__DATASET CONTENT__.

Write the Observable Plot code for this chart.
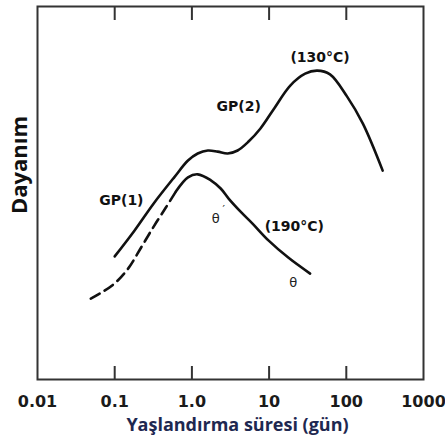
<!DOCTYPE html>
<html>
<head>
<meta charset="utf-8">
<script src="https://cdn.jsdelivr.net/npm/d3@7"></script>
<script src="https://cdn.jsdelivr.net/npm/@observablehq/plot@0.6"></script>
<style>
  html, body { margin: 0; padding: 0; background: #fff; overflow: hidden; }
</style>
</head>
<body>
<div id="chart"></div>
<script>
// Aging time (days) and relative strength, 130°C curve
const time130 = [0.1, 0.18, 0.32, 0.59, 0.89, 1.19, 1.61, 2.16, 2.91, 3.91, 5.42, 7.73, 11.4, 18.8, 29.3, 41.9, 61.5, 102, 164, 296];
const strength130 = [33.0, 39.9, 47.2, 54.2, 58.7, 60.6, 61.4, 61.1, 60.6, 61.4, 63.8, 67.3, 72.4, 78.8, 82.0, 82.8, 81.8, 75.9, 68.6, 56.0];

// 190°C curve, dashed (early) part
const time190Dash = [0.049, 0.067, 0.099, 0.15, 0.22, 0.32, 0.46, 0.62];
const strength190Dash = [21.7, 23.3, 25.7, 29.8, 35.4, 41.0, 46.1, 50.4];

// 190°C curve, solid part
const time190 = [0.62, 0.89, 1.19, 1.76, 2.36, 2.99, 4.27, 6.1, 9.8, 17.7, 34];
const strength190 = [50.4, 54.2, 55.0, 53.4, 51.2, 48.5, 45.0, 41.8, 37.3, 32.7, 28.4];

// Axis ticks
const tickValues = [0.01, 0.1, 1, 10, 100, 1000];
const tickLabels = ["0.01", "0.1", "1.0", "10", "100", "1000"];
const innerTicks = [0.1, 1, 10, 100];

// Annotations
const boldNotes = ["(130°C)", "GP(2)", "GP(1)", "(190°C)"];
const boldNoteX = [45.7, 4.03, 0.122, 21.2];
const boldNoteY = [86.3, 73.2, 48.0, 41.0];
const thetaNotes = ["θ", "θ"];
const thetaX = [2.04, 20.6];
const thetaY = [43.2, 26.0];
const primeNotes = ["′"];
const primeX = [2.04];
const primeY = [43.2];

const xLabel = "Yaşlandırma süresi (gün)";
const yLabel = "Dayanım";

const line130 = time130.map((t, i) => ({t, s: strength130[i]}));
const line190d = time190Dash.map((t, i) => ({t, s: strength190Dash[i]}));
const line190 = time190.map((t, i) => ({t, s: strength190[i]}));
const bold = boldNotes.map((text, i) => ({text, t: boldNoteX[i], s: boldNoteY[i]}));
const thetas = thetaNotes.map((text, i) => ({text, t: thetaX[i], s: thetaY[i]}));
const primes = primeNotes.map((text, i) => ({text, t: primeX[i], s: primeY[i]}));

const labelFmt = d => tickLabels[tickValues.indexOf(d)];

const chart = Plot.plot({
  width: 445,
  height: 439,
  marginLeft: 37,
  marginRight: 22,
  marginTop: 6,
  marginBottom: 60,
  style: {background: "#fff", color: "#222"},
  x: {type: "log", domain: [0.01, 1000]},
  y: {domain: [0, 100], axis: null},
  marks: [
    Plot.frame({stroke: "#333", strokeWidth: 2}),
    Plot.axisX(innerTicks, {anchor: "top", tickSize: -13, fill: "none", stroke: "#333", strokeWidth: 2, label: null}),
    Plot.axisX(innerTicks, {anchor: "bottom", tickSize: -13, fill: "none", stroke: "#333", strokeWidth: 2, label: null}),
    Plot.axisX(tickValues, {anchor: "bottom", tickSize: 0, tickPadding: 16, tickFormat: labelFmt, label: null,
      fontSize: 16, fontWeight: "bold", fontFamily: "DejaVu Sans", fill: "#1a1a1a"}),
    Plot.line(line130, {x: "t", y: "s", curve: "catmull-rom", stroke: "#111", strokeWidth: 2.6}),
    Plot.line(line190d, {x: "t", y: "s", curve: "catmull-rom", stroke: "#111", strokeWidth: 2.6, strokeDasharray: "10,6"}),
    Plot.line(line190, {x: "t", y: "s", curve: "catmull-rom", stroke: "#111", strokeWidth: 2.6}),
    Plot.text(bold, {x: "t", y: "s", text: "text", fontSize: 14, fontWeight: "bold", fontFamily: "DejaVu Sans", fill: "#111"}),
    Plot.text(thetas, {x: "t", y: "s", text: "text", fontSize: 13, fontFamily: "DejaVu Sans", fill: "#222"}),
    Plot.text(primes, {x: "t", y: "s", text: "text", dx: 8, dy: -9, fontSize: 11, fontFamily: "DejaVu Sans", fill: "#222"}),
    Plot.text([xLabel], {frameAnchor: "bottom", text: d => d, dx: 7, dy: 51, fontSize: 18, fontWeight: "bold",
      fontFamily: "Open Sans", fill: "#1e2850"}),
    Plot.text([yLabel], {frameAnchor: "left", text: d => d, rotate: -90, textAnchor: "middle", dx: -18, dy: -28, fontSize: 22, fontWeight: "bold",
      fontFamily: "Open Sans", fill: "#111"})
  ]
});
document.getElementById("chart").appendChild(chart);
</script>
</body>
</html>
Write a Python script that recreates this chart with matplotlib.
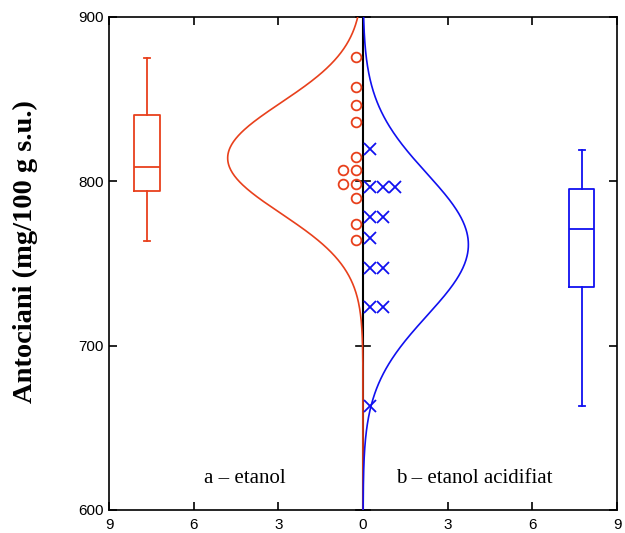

__PROBLEM STATEMENT__. Transcribe the full listing above exactly as it stands, minus the pictures.

__WORKED ANSWER__.
Write the Observable Plot code for this chart.
<!DOCTYPE html>
<html>
<head>
<meta charset="utf-8">
<script src="https://cdn.jsdelivr.net/npm/d3@7"></script>
<script src="https://cdn.jsdelivr.net/npm/@observablehq/plot@0.6"></script>
<style>
  html, body { margin: 0; padding: 0; background: #fff; overflow: hidden; }
</style>
</head>
<body>
<div id="chart"></div>
<script>
// Aging time (days) and relative strength, 130°C curve
const time130 = [0.1, 0.18, 0.32, 0.59, 0.89, 1.19, 1.61, 2.16, 2.91, 3.91, 5.42, 7.73, 11.4, 18.8, 29.3, 41.9, 61.5, 102, 164, 296];
const strength130 = [33.0, 39.9, 47.2, 54.2, 58.7, 60.6, 61.4, 61.1, 60.6, 61.4, 63.8, 67.3, 72.4, 78.8, 82.0, 82.8, 81.8, 75.9, 68.6, 56.0];

// 190°C curve, dashed (early) part
const time190Dash = [0.049, 0.067, 0.099, 0.15, 0.22, 0.32, 0.46, 0.62];
const strength190Dash = [21.7, 23.3, 25.7, 29.8, 35.4, 41.0, 46.1, 50.4];

// 190°C curve, solid part
const time190 = [0.62, 0.89, 1.19, 1.76, 2.36, 2.99, 4.27, 6.1, 9.8, 17.7, 34];
const strength190 = [50.4, 54.2, 55.0, 53.4, 51.2, 48.5, 45.0, 41.8, 37.3, 32.7, 28.4];

// Axis ticks
const tickValues = [0.01, 0.1, 1, 10, 100, 1000];
const tickLabels = ["0.01", "0.1", "1.0", "10", "100", "1000"];
const innerTicks = [0.1, 1, 10, 100];

// Annotations
const boldNotes = ["(130°C)", "GP(2)", "GP(1)", "(190°C)"];
const boldNoteX = [45.7, 4.03, 0.122, 21.2];
const boldNoteY = [86.3, 73.2, 48.0, 41.0];
const thetaNotes = ["θ", "θ"];
const thetaX = [2.04, 20.6];
const thetaY = [43.2, 26.0];
const primeNotes = ["′"];
const primeX = [2.04];
const primeY = [43.2];

const xLabel = "Yaşlandırma süresi (gün)";
const yLabel = "Dayanım";

const line130 = time130.map((t, i) => ({t, s: strength130[i]}));
const line190d = time190Dash.map((t, i) => ({t, s: strength190Dash[i]}));
const line190 = time190.map((t, i) => ({t, s: strength190[i]}));
const bold = boldNotes.map((text, i) => ({text, t: boldNoteX[i], s: boldNoteY[i]}));
const thetas = thetaNotes.map((text, i) => ({text, t: thetaX[i], s: thetaY[i]}));
const primes = primeNotes.map((text, i) => ({text, t: primeX[i], s: primeY[i]}));

const labelFmt = d => tickLabels[tickValues.indexOf(d)];

const chart = Plot.plot({
  width: 445,
  height: 439,
  marginLeft: 37,
  marginRight: 22,
  marginTop: 6,
  marginBottom: 60,
  style: {background: "#fff", color: "#222"},
  x: {type: "log", domain: [0.01, 1000]},
  y: {domain: [0, 100], axis: null},
  marks: [
    Plot.frame({stroke: "#333", strokeWidth: 2}),
    Plot.axisX(innerTicks, {anchor: "top", tickSize: -13, fill: "none", stroke: "#333", strokeWidth: 2, label: null}),
    Plot.axisX(innerTicks, {anchor: "bottom", tickSize: -13, fill: "none", stroke: "#333", strokeWidth: 2, label: null}),
    Plot.axisX(tickValues, {anchor: "bottom", tickSize: 0, tickPadding: 16, tickFormat: labelFmt, label: null,
      fontSize: 16, fontWeight: "bold", fontFamily: "DejaVu Sans", fill: "#1a1a1a"}),
    Plot.line(line130, {x: "t", y: "s", curve: "catmull-rom", stroke: "#111", strokeWidth: 2.6}),
    Plot.line(line190d, {x: "t", y: "s", curve: "catmull-rom", stroke: "#111", strokeWidth: 2.6, strokeDasharray: "10,6"}),
    Plot.line(line190, {x: "t", y: "s", curve: "catmull-rom", stroke: "#111", strokeWidth: 2.6}),
    Plot.text(bold, {x: "t", y: "s", text: "text", fontSize: 14, fontWeight: "bold", fontFamily: "DejaVu Sans", fill: "#111"}),
    Plot.text(thetas, {x: "t", y: "s", text: "text", fontSize: 13, fontFamily: "DejaVu Sans", fill: "#222"}),
    Plot.text(primes, {x: "t", y: "s", text: "text", dx: 8, dy: -9, fontSize: 11, fontFamily: "DejaVu Sans", fill: "#222"}),
    Plot.text([xLabel], {frameAnchor: "bottom", text: d => d, dx: 7, dy: 51, fontSize: 18, fontWeight: "bold",
      fontFamily: "Open Sans", fill: "#1e2850"}),
    Plot.text([yLabel], {frameAnchor: "left", text: d => d, rotate: -90, textAnchor: "middle", dx: -18, dy: -28, fontSize: 22, fontWeight: "bold",
      fontFamily: "Open Sans", fill: "#111"})
  ]
});
document.getElementById("chart").appendChild(chart);
</script>
</body>
</html>
Write a Python script that recreates this chart with matplotlib.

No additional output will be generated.